→ DIRECTION
Reproduce exactly the lines below, from the first one through the line containing "const sw = 2.6;", and omit any pictures.

→ DATA BLOCK
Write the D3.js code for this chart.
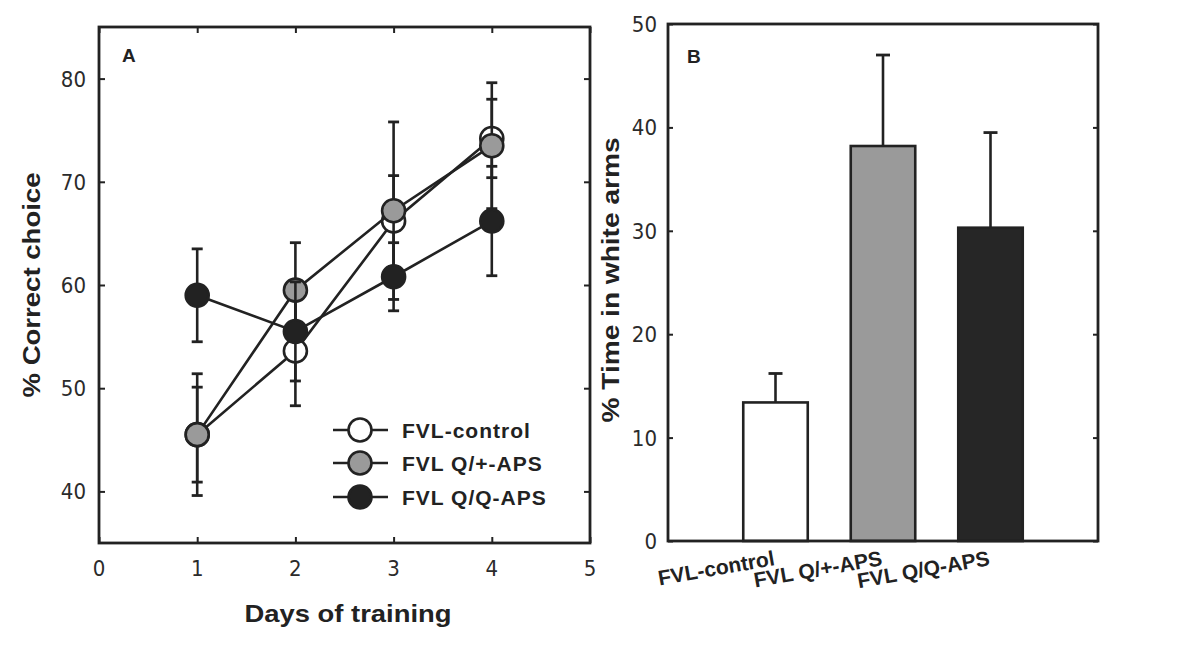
<!DOCTYPE html>
<html>
<head>
<meta charset="utf-8">
<script src="https://cdn.jsdelivr.net/npm/d3@7"></script>
<style>
  html, body { margin: 0; padding: 0; background: #fff; }
  svg { display: block; }
  .tick-label { font-family: "Liberation Sans Narrow", "DejaVu Sans Condensed", "Liberation Sans", sans-serif; font-size: 22px; fill: #2b2b2b; }
  .bold { font-family: "Liberation Sans", Arial, sans-serif; font-weight: bold; fill: #222; }
</style>
</head>
<body>
<svg id="chart" width="1200" height="646"></svg>
<script>
// ---------- Panel A data ----------
const days = [1, 2, 3, 4];
const seriesNames = ["FVL-control", "FVL Q/+-APS", "FVL Q/Q-APS"];
const controlMean = [45.5, 53.6, 66.2, 74.2];
const controlErr  = [4.6, 5.3, 4.4, 3.8];
const qPlusMean   = [45.5, 59.5, 67.2, 73.5];
const qPlusErr    = [5.9, 4.6, 8.6, 6.1];
const qqMean      = [59.0, 55.5, 60.8, 66.2];
const qqErr       = [4.5, 4.8, 3.3, 5.3];
const seriesFills = ["#ffffff", "#9a9a9a", "#222222"];
const xTicksA = [0, 1, 2, 3, 4, 5];
const yTicksA = [40, 50, 60, 70, 80];

// ---------- Panel B data ----------
const groupsB = ["FVL-control", "FVL Q/+-APS", "FVL Q/Q-APS"];
const timeWhite = [13.4, 38.2, 30.3];
const timeWhiteErr = [2.8, 8.8, 9.2];
const barFills = ["#ffffff", "#9a9a9a", "#262626"];
const yTicksB = [0, 10, 20, 30, 40, 50];

const svg = d3.select("#chart");
const ink = "#222";
const sw = 2.6;

// ================= Panel A =================
const ax = { left: 99, right: 590, top: 27, bottom: 543 };
const xA = d3.scaleLinear().domain([0, 5]).range([ax.left, ax.right]);
const yA = d3.scaleLinear().domain([35, 85]).range([ax.bottom, ax.top]);
const gA = svg.append("g");

// ticks inward on all four sides
const tickLen = 6;
gA.append("g").attr("transform", `translate(0,${ax.bottom})`)
  .call(d3.axisTop(xA).tickValues(xTicksA).tickSize(tickLen).tickFormat(""))
  .call(g => g.select(".domain").remove());
gA.append("g").attr("transform", `translate(0,${ax.top})`)
  .call(d3.axisBottom(xA).tickValues(xTicksA).tickSize(tickLen).tickFormat(""))
  .call(g => g.select(".domain").remove());
gA.append("g").attr("transform", `translate(${ax.left},0)`)
  .call(d3.axisRight(yA).tickValues(yTicksA).tickSize(tickLen).tickFormat(""))
  .call(g => g.select(".domain").remove());
gA.append("g").attr("transform", `translate(${ax.right},0)`)
  .call(d3.axisLeft(yA).tickValues(yTicksA).tickSize(tickLen).tickFormat(""))
  .call(g => g.select(".domain").remove());
gA.selectAll(".tick line").attr("stroke", ink).attr("stroke-width", 2);

// tick labels
gA.selectAll(".xlabA").data(xTicksA).enter().append("text")
  .attr("class", "tick-label").attr("x", d => xA(d)).attr("y", ax.bottom + 33)
  .attr("text-anchor", "middle").text(d => d);
gA.selectAll(".ylabA").data(yTicksA).enter().append("text")
  .attr("class", "tick-label").attr("x", ax.left - 13).attr("y", d => yA(d) + 8)
  .attr("text-anchor", "end").text(d => d);

// frame
gA.append("rect").attr("x", ax.left).attr("y", ax.top)
  .attr("width", ax.right - ax.left).attr("height", ax.bottom - ax.top)
  .attr("fill", "none").attr("stroke", ink).attr("stroke-width", 2.8);

// series
const seriesA = [
  { mean: controlMean, err: controlErr },
  { mean: qPlusMean, err: qPlusErr },
  { mean: qqMean, err: qqErr }
];
const line = d3.line().x((d, i) => xA(days[i])).y(d => yA(d));
const capW = 5.5;
seriesA.forEach((s, k) => {
  const g = gA.append("g");
  days.forEach((d, i) => {
    const x = xA(d), y1 = yA(s.mean[i] + s.err[i]), y2 = yA(s.mean[i] - s.err[i]);
    g.append("line").attr("x1", x).attr("x2", x).attr("y1", y1).attr("y2", y2)
      .attr("stroke", ink).attr("stroke-width", sw);
    [y1, y2].forEach(yy => g.append("line").attr("x1", x - capW).attr("x2", x + capW)
      .attr("y1", yy).attr("y2", yy).attr("stroke", ink).attr("stroke-width", 2.8));
  });
  g.append("path").attr("d", line(s.mean)).attr("fill", "none")
    .attr("stroke", ink).attr("stroke-width", sw);
  g.selectAll("circle").data(s.mean).enter().append("circle")
    .attr("cx", (d, i) => xA(days[i])).attr("cy", d => yA(d)).attr("r", 11.5)
    .attr("fill", seriesFills[k]).attr("stroke", ink).attr("stroke-width", sw);
});

// panel label
gA.append("text").attr("class", "bold").attr("x", 122).attr("y", 62)
  .attr("font-size", 19).text("A");

// legend
const legY = [430, 463, 497];
seriesNames.forEach((name, k) => {
  const g = gA.append("g");
  g.append("line").attr("x1", 333).attr("x2", 388).attr("y1", legY[k]).attr("y2", legY[k])
    .attr("stroke", ink).attr("stroke-width", sw);
  g.append("circle").attr("cx", 360).attr("cy", legY[k]).attr("r", 11.5)
    .attr("fill", seriesFills[k]).attr("stroke", ink).attr("stroke-width", sw);
  g.append("text").attr("class", "bold").attr("x", 402).attr("y", legY[k] + 8)
    .attr("font-size", 21).attr("letter-spacing", 1).text(name);
});

// axis titles
gA.append("text").attr("class", "bold").attr("font-size", 24)
  .attr("x", 348).attr("y", 622).attr("text-anchor", "middle")
  .attr("textLength", 207).attr("lengthAdjust", "spacingAndGlyphs").text("Days of training");
gA.append("text").attr("class", "bold").attr("font-size", 24)
  .attr("transform", "translate(40,285) rotate(-90)").attr("text-anchor", "middle")
  .attr("textLength", 225).attr("lengthAdjust", "spacingAndGlyphs").text("% Correct choice");

// ================= Panel B =================
const bx = { left: 668, right: 1098, top: 24, bottom: 541 };
const xB = d3.scaleBand().domain(groupsB).range([bx.left, bx.right])
  .paddingInner(0.4).paddingOuter(0.7);
const yB = d3.scaleLinear().domain([0, 50]).range([bx.bottom, bx.top]);
const gB = svg.append("g");

gB.append("g").attr("transform", `translate(${bx.left},0)`)
  .call(d3.axisRight(yB).tickValues(yTicksB).tickSize(5).tickFormat(""))
  .call(g => g.select(".domain").remove());
gB.append("g").attr("transform", `translate(${bx.right},0)`)
  .call(d3.axisLeft(yB).tickValues(yTicksB).tickSize(5).tickFormat(""))
  .call(g => g.select(".domain").remove());
gB.selectAll(".tick line").attr("stroke", ink).attr("stroke-width", 2);

gB.selectAll(".ylabB").data(yTicksB).enter().append("text")
  .attr("class", "tick-label").attr("x", bx.left - 11).attr("y", d => yB(d) + 8)
  .attr("text-anchor", "end").text(d => d);

// error bars (upper only)
groupsB.forEach((gname, i) => {
  const cx = xB(gname) + xB.bandwidth() / 2;
  const yt = yB(timeWhite[i] + timeWhiteErr[i]);
  gB.append("line").attr("x1", cx).attr("x2", cx).attr("y1", yB(timeWhite[i])).attr("y2", yt)
    .attr("stroke", ink).attr("stroke-width", sw);
  gB.append("line").attr("x1", cx - 7).attr("x2", cx + 7).attr("y1", yt).attr("y2", yt)
    .attr("stroke", ink).attr("stroke-width", 2.8);
});

// bars
gB.selectAll(".bar").data(timeWhite).enter().append("rect")
  .attr("x", (d, i) => xB(groupsB[i])).attr("width", xB.bandwidth())
  .attr("y", d => yB(d)).attr("height", d => yB(0) - yB(d))
  .attr("fill", (d, i) => barFills[i]).attr("stroke", ink).attr("stroke-width", sw);

// frame
gB.append("rect").attr("x", bx.left).attr("y", bx.top)
  .attr("width", bx.right - bx.left).attr("height", bx.bottom - bx.top)
  .attr("fill", "none").attr("stroke", ink).attr("stroke-width", 2.8);

// category labels
groupsB.forEach((gname, i) => {
  const cx = xB(gname) + xB.bandwidth() / 2;
  gB.append("text").attr("class", "bold").attr("font-size", 21)
    .attr("text-anchor", "end")
    .attr("transform", `translate(${cx},${565}) rotate(-10)`)
    .text(gname);
});

gB.append("text").attr("class", "bold").attr("x", 687).attr("y", 63)
  .attr("font-size", 19).text("B");

gB.append("text").attr("class", "bold").attr("font-size", 24)
  .attr("transform", "translate(619,280) rotate(-90)").attr("text-anchor", "middle")
  .attr("textLength", 285).attr("lengthAdjust", "spacingAndGlyphs").text("% Time in white arms");
</script>
</body>
</html>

→ RESULT FOR THIS TASK
Write the D3.js code for this chart.
<!DOCTYPE html>
<html>
<head>
<meta charset="utf-8">
<script src="https://cdn.jsdelivr.net/npm/d3@7"></script>
<style>
  html, body { margin: 0; padding: 0; background: #fff; }
  svg { display: block; }
  .tick-label { font-family: "Liberation Sans Narrow", "DejaVu Sans Condensed", "Liberation Sans", sans-serif; font-size: 22px; fill: #2b2b2b; }
  .bold { font-family: "Liberation Sans", Arial, sans-serif; font-weight: bold; fill: #222; }
</style>
</head>
<body>
<svg id="chart" width="1200" height="646"></svg>
<script>
// ---------- Panel A data ----------
const days = [1, 2, 3, 4];
const seriesNames = ["FVL-control", "FVL Q/+-APS", "FVL Q/Q-APS"];
const controlMean = [45.5, 53.6, 66.2, 74.2];
const controlErr  = [4.6, 5.3, 4.4, 3.8];
const qPlusMean   = [45.5, 59.5, 67.2, 73.5];
const qPlusErr    = [5.9, 4.6, 8.6, 6.1];
const qqMean      = [59.0, 55.5, 60.8, 66.2];
const qqErr       = [4.5, 4.8, 3.3, 5.3];
const seriesFills = ["#ffffff", "#9a9a9a", "#222222"];
const xTicksA = [0, 1, 2, 3, 4, 5];
const yTicksA = [40, 50, 60, 70, 80];

// ---------- Panel B data ----------
const groupsB = ["FVL-control", "FVL Q/+-APS", "FVL Q/Q-APS"];
const timeWhite = [13.4, 38.2, 30.3];
const timeWhiteErr = [2.8, 8.8, 9.2];
const barFills = ["#ffffff", "#9a9a9a", "#262626"];
const yTicksB = [0, 10, 20, 30, 40, 50];

const svg = d3.select("#chart");
const ink = "#222";
const sw = 2.6;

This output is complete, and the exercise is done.